The Calm after the Storm

I, as well as many of my peers, have had endless discussions about how Cultural Routes changed us. Sure we adventured through countries for three and a half weeks seeing some of the most amazing art, architecture, and food available, yet none of those things have left the same impression on me as the other 17 people I had the opportunity to travel with. These people changed my life for the better. They taught me to be flexible, curious in ways I never had thought to be, and how to grow to be a better person everyday.

Upon leaving Rome on the last day, I was so sad to be leaving my friends, my family for the last month, but truthfully I was relieved as well. I was tired, stressed out, and just done. Done examining culture, done pushing the boundaries of my physical capabilities, but more so done having exhausting conversations day in and day out with the same people asking deeper and deeper questions. But here now, sitting in my dorm room 5 months later, I would drop everything to go back and do it again. Those three and a half weeks were the storm, but sitting in the calmness now I know that the fleeting pains of those moments were building up to something bigger.

I know now that there is nothing I did in those three and a half weeks that I would not want to do again. Every tear, every blister, every mile walked, hill climbed, or city visited was worth the laughs and the memories that we made. Looking back, I don’t see the pain of 5 am wake ups or 2 am bed times, I just remember the conversations that made me think about things differently, that made me want to get to know other people and connect on a deeper level, and made me a better person.

In my Pecha Kucha, I dive into the ways that I grew on CR. However, I can confidently say I am still figuring them out. The day I left Rome was the day the trip ended, but not the experience. There is hardly a day that goes by here on campus that one of the 17 people doesn’t change for the better.

Now I am the type of person that has everything figured out. I plan everything, I like to be on time everywhere, and it stresses me out when things don’t go according to the plan I set everyday. Well guess what, that isn’t the real world and CR showed me that. Sure I still hate being late to things, but I don’t need a perfect agenda for each hour of every day. I now actually know that life happens while you’re busy making other plans because each and every day of CR was a mystery. My group made spur of the moment decisions, and I loved it. We went paddle boating in a lake in Munich because why the heck not. We ran and jumped off cliffs not sure exactly where we would land, but trusting that we would. These little moments left impressions that even today I am still uncovering. When my days at TCU don’t go as planned, I am able to look back and know that that is life, and everything will still be okay.

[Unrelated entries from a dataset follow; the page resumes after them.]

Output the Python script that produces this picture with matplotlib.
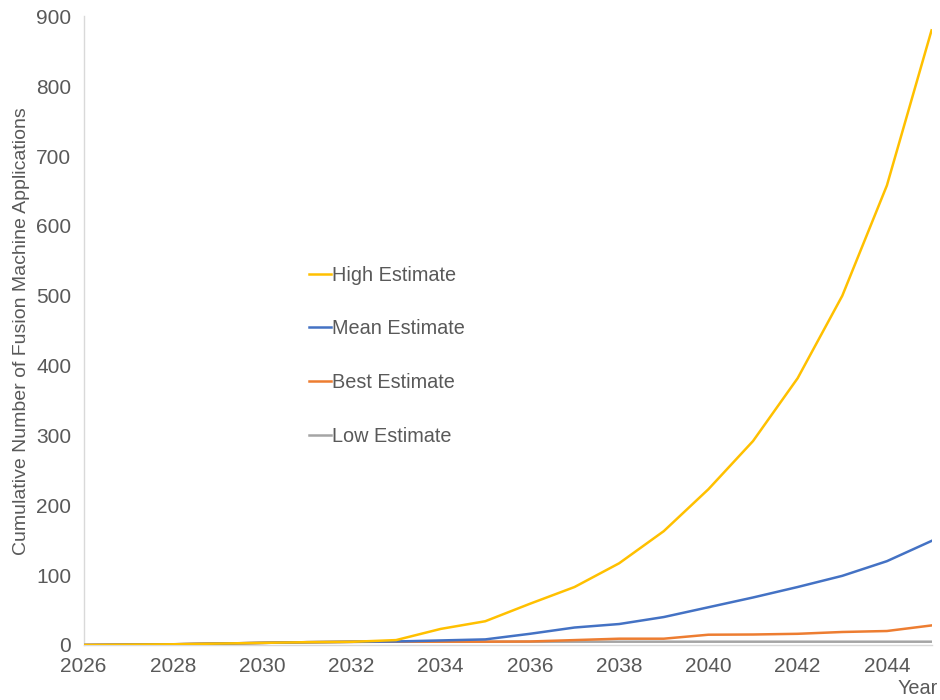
import numpy as np
import matplotlib.pyplot as plt

plt.rcParams['font.family'] = ['Liberation Sans', 'DejaVu Sans']

years = list(range(2026, 2046))
high_est = [0, 0.5, 1, 2, 3, 4, 4.5, 7, 23, 34, 59, 83, 117, 163, 223, 292, 382, 500, 658, 880]
mean_est = [0, 0.5, 1, 2, 3, 4, 4.5, 5, 6.5, 8, 16, 25, 30, 40, 54, 68, 83, 99, 120, 149]
best_est = [0, 0.5, 1, 2, 3, 4, 4.5, 4.7, 4.7, 4.7, 5, 7, 9, 9, 14.7, 15, 16, 18.6, 20, 28]
low_est = [0, 0.5, 1, 2, 3, 4, 4.5, 4.7, 4.7, 4.7, 4.7, 4.7, 4.7, 4.7, 4.7, 4.7, 4.7, 4.7, 4.7, 4.7]

txt_color = '#595959'

fig = plt.figure(figsize=(9.4, 7), dpi=100)
ax = fig.add_axes([0.089, 0.0786, 0.902, 0.898])

ax.plot(years, low_est, color='#A5A5A5', lw=1.8, label='Low Estimate', zorder=2)
ax.plot(years, best_est, color='#ED7D31', lw=1.8, label='Best Estimate', zorder=3)
ax.plot(years, mean_est, color='#4472C4', lw=1.8, label='Mean Estimate', zorder=4)
ax.plot(years, high_est, color='#FFC000', lw=1.8, label='High Estimate', zorder=5)

ax.set_xlim(2026, 2045)
ax.set_ylim(0, 900)
ax.set_xticks(range(2026, 2045, 2))
ax.set_yticks(range(0, 901, 100))
ax.tick_params(length=0, labelsize=15, colors=txt_color)
ax.tick_params(axis='x', pad=9)
ax.tick_params(axis='y', pad=9)

for s in ['top', 'right']:
    ax.spines[s].set_visible(False)
for s in ['left', 'bottom']:
    ax.spines[s].set_color('#D9D9D9')
    ax.spines[s].set_linewidth(1)

ax.set_ylabel('Cumulative Number of Fusion Machine Applications', fontsize=14, color=txt_color, labelpad=4)
fig.text(0.998, 0.003, 'Year', fontsize=14.3, color=txt_color, ha='right', va='bottom')

h, l = ax.get_legend_handles_labels()
leg = ax.legend(h[::-1], l[::-1], loc='upper left', bbox_to_anchor=(0.245, 0.632),
                frameon=False, fontsize=14.3, handlelength=1.1, handletextpad=0.05,
                labelspacing=1.75)
for t in leg.get_texts():
    t.set_color(txt_color)

plt.savefig('out.png', dpi=100)
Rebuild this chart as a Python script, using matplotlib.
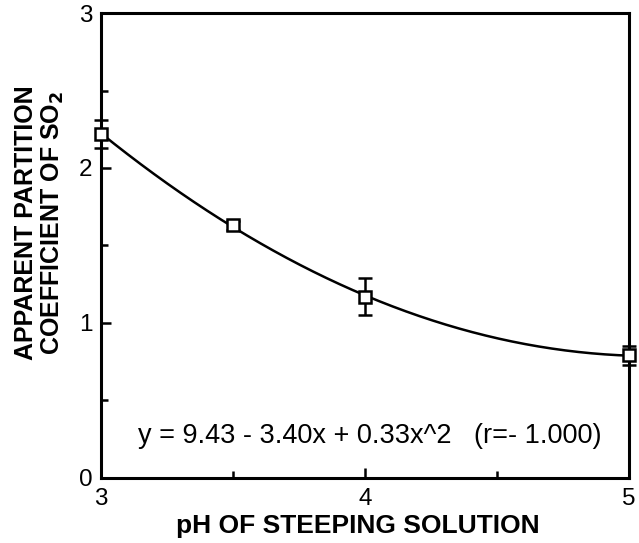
import numpy as np
import matplotlib.pyplot as plt

plt.rcParams['font.family'] = ['Liberation Sans', 'DejaVu Sans']

ph = [3.0, 3.5, 4.0, 5.0]
coef = [2.22, 1.63, 1.17, 0.79]
err = [0.09, 0.03, 0.12, 0.06]

# quadratic fit through the points
p = np.polyfit(ph, coef, 2)
xs = np.linspace(3, 5, 200)

fig = plt.figure(figsize=(6.39, 5.43), dpi=100)
ax = fig.add_axes([0.158, 0.12, 0.826, 0.856])

ax.plot(xs, np.polyval(p, xs), color='black', lw=1.8)
ax.errorbar(ph, coef, yerr=err, fmt='s', ms=9, mfc='white', mec='black',
            mew=1.8, ecolor='black', elinewidth=1.8, capsize=5, capthick=1.8,
            clip_on=False, zorder=5)

ax.set_xlim(3, 5)
ax.set_ylim(0, 3)
ax.set_xticks([3, 4, 5])
ax.set_yticks([0, 1, 2, 3])
ax.set_xticks([3.5, 4.5], minor=True)
ax.set_yticks([0.5, 1.5, 2.5], minor=True)
ax.tick_params(which='both', direction='in', width=1.8, labelsize=17.5)
ax.tick_params(which='major', length=7)
ax.tick_params(axis='x', which='major', pad=7)
ax.tick_params(axis='y', which='major', pad=6)
ax.tick_params(which='minor', length=5)
for s in ax.spines.values():
    s.set_linewidth(2.2)

fig.text(358 / 639, 1 - 526 / 543, 'pH OF STEEPING SOLUTION', fontsize=19,
         fontweight='bold', ha='center', va='center')
fig.text(40 / 639, 1 - 223 / 543, 'APPARENT PARTITION\nCOEFFICIENT OF SO$_\\mathbf{2}$',
         fontsize=18, fontweight='bold', rotation=90,
         ha='center', va='center', multialignment='center', linespacing=1.05)

ax.text(4.02, 0.27, 'y = 9.43 - 3.40x + 0.33x^2   (r=- 1.000)', fontsize=19.5,
        ha='center', va='center')

fig.savefig('out.png', dpi=100)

I also learned to be curious in ways I never expected. Growing up with the same kids for years teaches you to look at problems with the same lens, but CR changed that. The 17 other people on this trip looked at the world so differently, it amazed me every day. I learned so much not only from the museums, tour guides, and informative plaques, but from the other people. Lance and Cassidy taught me to look at music and art differently, Kendall and Davis showed me other ways of looking at politics, Chandler taught me to take a deep breath and then look again, and the list goes on. Each person brought with them a unique world view that influenced those three and a half weeks more than anything else. This has allowed me to come back into the classroom and approach problems differently, but also approach people differently.

Lastly I have grown on a personal level since leaving CR, not because of what I saw in Berlin or Rome, but from the way the 17 people have impacted my life still on this campus. When I left CR, I was ready to come back to school and pick up where my best friends and I had left off in May. Little did I know one of my best friends was transferring and the other and I would grow apart. The first person I texted in July was from CR, I asked her to be my friend when we got back in August because I thought I didn’t have any and now we’re living together next year. I didn’t know that this would be one of my hardest semesters academically that I’ve ever had, but that these people would stay up studying with me and reassuring me after I bombed an exam. I didn’t know that I would start to question everything about myself, what I cared about, or why I was trying so hard to reach a goal that I couldn’t even determine, but these people listened to me and hugged me while I cried.

Cultural Routes was probably one of the hardest physical and emotional three and a half weeks that I have ever had in the moment, but looking back I don’t see any of that. I have pictures of the beautiful museums we saw and a scrapbook full of the train tickets, but what I carry in my heart everyday is the love and support of the other 17 people. Every time I have a bad day, I know who I can go to, but equally as important for every good day, these people celebrate it with me. I will be forever thankful that I had this opportunity because there is truly nothing like it.